-- begin INFORMATION SHOWN --
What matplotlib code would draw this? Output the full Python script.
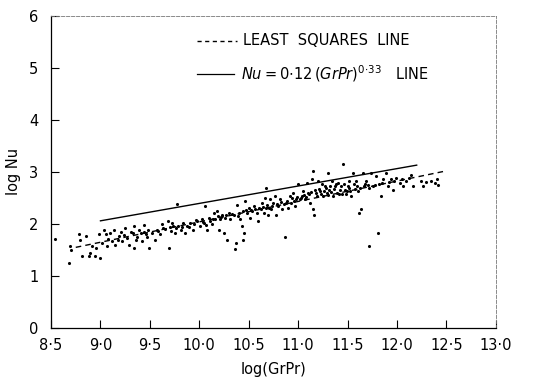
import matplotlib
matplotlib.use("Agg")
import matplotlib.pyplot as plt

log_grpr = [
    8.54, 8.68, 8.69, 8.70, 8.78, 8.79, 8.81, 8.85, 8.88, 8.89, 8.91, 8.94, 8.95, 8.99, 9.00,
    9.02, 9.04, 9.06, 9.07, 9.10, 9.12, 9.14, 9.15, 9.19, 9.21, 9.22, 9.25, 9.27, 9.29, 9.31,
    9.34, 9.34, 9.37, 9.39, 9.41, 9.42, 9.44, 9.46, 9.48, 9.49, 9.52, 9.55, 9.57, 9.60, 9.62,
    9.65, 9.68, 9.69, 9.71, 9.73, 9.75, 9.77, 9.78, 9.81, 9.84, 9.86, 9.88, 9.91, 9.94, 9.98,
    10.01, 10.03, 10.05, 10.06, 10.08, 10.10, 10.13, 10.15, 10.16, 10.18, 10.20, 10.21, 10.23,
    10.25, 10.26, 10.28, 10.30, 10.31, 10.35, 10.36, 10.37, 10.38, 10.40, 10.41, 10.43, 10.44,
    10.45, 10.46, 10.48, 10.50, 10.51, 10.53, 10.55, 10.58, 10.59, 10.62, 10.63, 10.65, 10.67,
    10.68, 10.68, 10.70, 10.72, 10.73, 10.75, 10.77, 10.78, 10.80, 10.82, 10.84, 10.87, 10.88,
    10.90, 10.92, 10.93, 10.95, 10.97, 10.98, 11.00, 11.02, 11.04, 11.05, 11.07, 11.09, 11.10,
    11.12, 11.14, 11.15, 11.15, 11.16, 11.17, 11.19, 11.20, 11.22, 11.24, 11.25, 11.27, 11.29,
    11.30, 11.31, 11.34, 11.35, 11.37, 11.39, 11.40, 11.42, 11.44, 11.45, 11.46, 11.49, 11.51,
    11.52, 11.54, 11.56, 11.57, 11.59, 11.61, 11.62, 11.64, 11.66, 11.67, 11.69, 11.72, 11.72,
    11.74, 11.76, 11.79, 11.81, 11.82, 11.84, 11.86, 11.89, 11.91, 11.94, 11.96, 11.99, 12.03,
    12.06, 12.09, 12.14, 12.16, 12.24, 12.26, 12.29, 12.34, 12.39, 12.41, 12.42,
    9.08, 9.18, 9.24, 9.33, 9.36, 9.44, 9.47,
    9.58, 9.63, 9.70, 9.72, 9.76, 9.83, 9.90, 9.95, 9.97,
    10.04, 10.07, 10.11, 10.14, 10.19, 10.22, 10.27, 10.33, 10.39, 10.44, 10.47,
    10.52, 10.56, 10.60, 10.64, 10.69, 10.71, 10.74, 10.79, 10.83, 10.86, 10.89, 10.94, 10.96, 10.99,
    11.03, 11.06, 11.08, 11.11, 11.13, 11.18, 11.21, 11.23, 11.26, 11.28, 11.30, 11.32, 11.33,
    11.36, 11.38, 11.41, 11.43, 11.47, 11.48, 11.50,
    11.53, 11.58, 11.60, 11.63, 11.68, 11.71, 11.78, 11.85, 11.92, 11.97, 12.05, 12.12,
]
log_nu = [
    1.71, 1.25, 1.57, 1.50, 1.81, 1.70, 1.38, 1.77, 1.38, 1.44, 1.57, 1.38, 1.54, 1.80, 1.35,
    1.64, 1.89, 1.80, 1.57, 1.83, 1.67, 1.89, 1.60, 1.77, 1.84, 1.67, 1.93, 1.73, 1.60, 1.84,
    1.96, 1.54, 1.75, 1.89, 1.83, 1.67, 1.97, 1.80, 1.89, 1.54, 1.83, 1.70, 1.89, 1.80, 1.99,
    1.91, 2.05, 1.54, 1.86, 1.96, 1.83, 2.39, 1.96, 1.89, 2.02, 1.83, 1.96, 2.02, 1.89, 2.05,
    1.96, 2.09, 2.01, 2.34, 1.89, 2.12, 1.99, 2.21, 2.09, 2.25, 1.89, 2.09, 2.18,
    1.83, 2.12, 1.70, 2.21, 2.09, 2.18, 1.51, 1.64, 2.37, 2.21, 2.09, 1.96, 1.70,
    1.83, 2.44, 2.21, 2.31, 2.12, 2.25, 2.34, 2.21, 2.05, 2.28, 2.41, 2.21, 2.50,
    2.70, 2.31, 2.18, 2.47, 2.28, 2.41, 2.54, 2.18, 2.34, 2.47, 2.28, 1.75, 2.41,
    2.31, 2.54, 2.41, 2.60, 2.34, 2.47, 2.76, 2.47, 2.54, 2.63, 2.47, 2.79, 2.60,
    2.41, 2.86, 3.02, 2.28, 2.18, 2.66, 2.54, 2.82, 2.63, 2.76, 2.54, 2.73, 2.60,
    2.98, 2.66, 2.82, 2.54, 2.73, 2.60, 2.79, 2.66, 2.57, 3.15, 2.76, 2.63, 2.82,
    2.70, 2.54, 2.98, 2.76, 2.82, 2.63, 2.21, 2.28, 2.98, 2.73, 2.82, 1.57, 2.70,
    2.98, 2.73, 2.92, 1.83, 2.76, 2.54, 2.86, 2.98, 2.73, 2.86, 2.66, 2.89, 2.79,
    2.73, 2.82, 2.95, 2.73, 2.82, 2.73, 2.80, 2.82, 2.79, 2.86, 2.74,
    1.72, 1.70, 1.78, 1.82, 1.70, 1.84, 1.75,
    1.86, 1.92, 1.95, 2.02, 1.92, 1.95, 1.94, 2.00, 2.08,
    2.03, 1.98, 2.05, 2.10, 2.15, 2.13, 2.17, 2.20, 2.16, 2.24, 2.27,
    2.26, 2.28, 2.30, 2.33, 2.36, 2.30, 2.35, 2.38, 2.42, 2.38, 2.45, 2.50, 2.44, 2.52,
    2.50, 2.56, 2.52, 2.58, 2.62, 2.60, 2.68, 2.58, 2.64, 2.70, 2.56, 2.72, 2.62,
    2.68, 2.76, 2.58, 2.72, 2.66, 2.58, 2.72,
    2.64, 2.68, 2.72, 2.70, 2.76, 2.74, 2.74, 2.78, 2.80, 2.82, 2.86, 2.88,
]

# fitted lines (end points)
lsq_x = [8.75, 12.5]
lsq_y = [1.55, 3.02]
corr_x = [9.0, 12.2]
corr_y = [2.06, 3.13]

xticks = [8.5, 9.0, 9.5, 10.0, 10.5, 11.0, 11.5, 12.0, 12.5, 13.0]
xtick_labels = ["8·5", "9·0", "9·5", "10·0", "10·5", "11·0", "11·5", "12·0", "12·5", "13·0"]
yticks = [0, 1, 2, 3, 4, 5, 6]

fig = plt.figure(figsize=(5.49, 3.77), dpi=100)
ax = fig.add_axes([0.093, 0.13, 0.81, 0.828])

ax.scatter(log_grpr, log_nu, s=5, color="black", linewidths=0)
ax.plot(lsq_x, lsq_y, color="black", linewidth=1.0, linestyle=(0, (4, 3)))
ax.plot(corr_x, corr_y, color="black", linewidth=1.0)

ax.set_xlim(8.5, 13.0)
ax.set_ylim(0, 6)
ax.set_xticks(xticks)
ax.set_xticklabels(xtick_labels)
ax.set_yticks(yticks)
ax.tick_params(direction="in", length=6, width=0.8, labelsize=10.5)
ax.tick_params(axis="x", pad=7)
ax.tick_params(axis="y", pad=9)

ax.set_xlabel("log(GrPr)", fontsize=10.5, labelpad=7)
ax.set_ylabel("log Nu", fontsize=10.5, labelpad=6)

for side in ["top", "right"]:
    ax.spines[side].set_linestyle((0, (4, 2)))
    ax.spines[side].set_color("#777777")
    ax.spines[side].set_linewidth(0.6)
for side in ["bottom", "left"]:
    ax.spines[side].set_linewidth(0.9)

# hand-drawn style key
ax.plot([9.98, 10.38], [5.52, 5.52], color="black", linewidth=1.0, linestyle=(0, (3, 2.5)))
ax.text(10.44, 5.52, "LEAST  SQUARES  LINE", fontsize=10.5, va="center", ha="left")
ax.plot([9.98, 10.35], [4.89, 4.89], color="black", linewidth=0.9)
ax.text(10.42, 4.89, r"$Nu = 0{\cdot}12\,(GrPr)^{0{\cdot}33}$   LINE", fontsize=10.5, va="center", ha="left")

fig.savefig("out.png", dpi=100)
-- end INFORMATION SHOWN --
# TASK TO COMPLETE
Leave out the pictures, then repeat the listing above exactly from its first line to the line with "import matplotlib.pyplot as plt", inclusive.

# EXERCISE RESULT
What matplotlib code would draw this? Output the full Python script.
import matplotlib
matplotlib.use("Agg")
import matplotlib.pyplot as plt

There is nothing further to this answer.